Generalization of Equilibrium Propagation to Vector Field Dynamics
This addresses a fundamental problem in neuroscience and machine learning by offering a more biologically plausible alternative to backpropagation, though it is incremental as it builds on Equilibrium Propagation.
The paper tackles the biological implausibility of backpropagation in neural networks by proposing a two-phase learning procedure for fixed point recurrent networks that generalizes Equilibrium Propagation to vector field dynamics, relaxing the need for an energy function, and experimentally shows it optimizes the objective function.

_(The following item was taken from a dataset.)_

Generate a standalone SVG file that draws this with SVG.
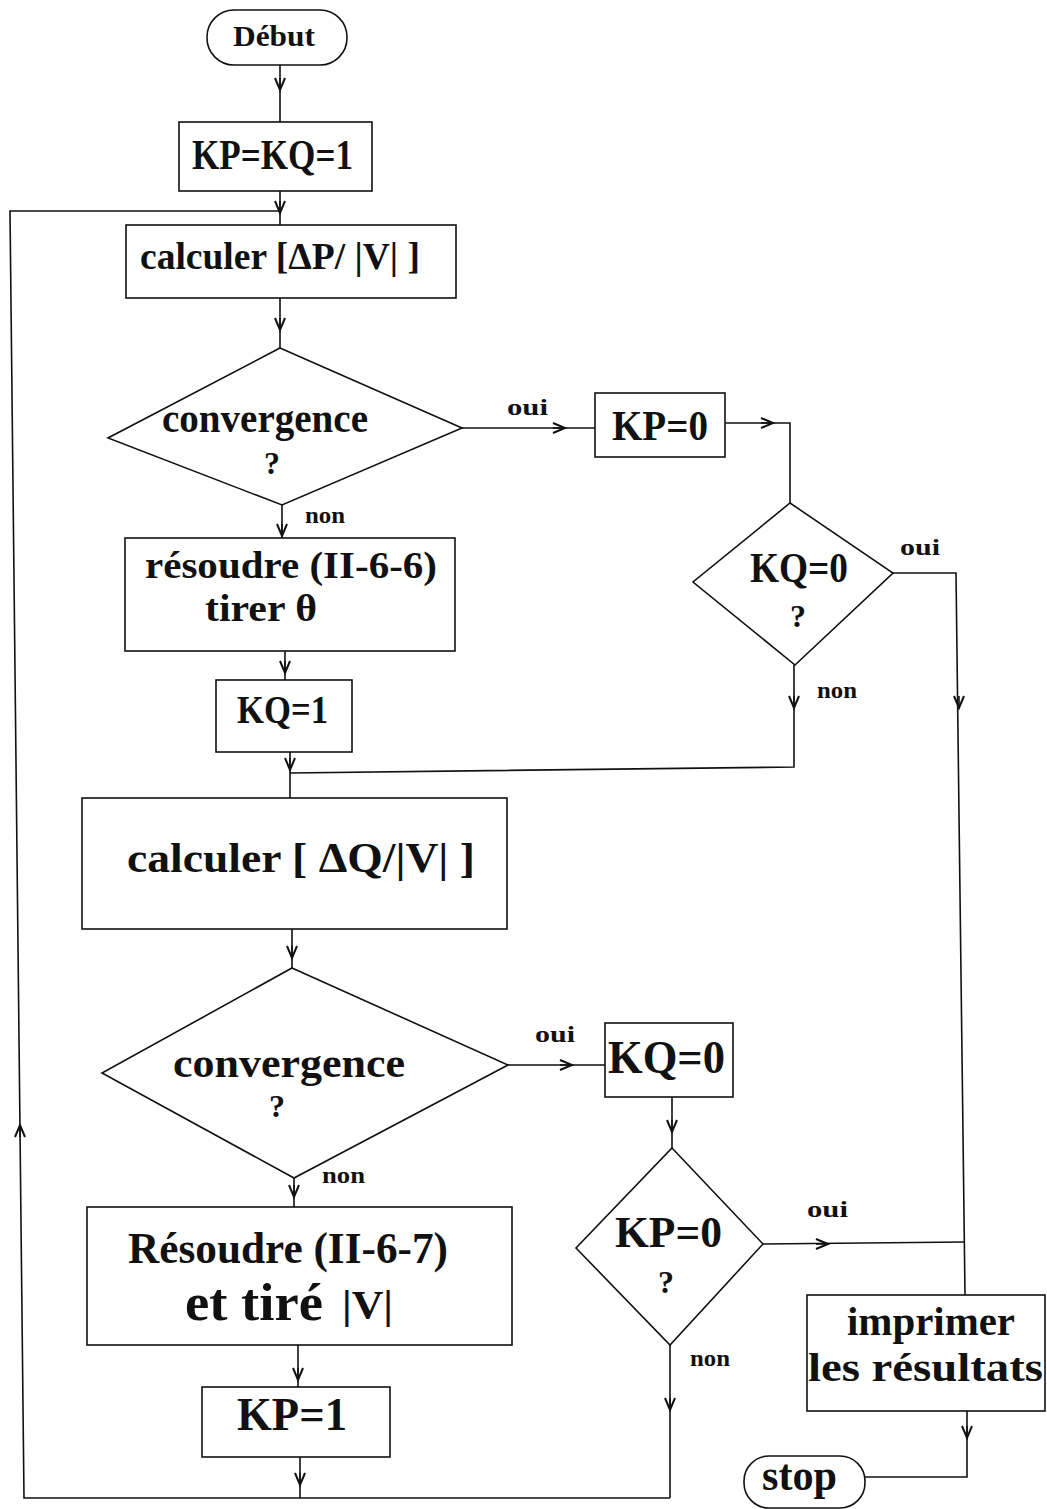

The biological plausibility of the backpropagation algorithm has long been doubted by neuroscientists. Two major reasons are that neurons would need to send two different types of signal in the forward and backward phases, and that pairs of neurons would need to communicate through symmetric bidirectional connections. We present a simple two-phase learning procedure for fixed point recurrent networks that addresses both these issues. In our model, neurons perform leaky integration and synaptic weights are updated through a local mechanism. Our learning method generalizes Equilibrium Propagation to vector field dynamics, relaxing the requirement of an energy function. As a consequence of this generalization, the algorithm does not compute the true gradient of the objective function, but rather approximates it at a precision which is proven to be directly related to the degree of symmetry of the feedforward and feedback weights. We show experimentally that our algorithm optimizes the objective function.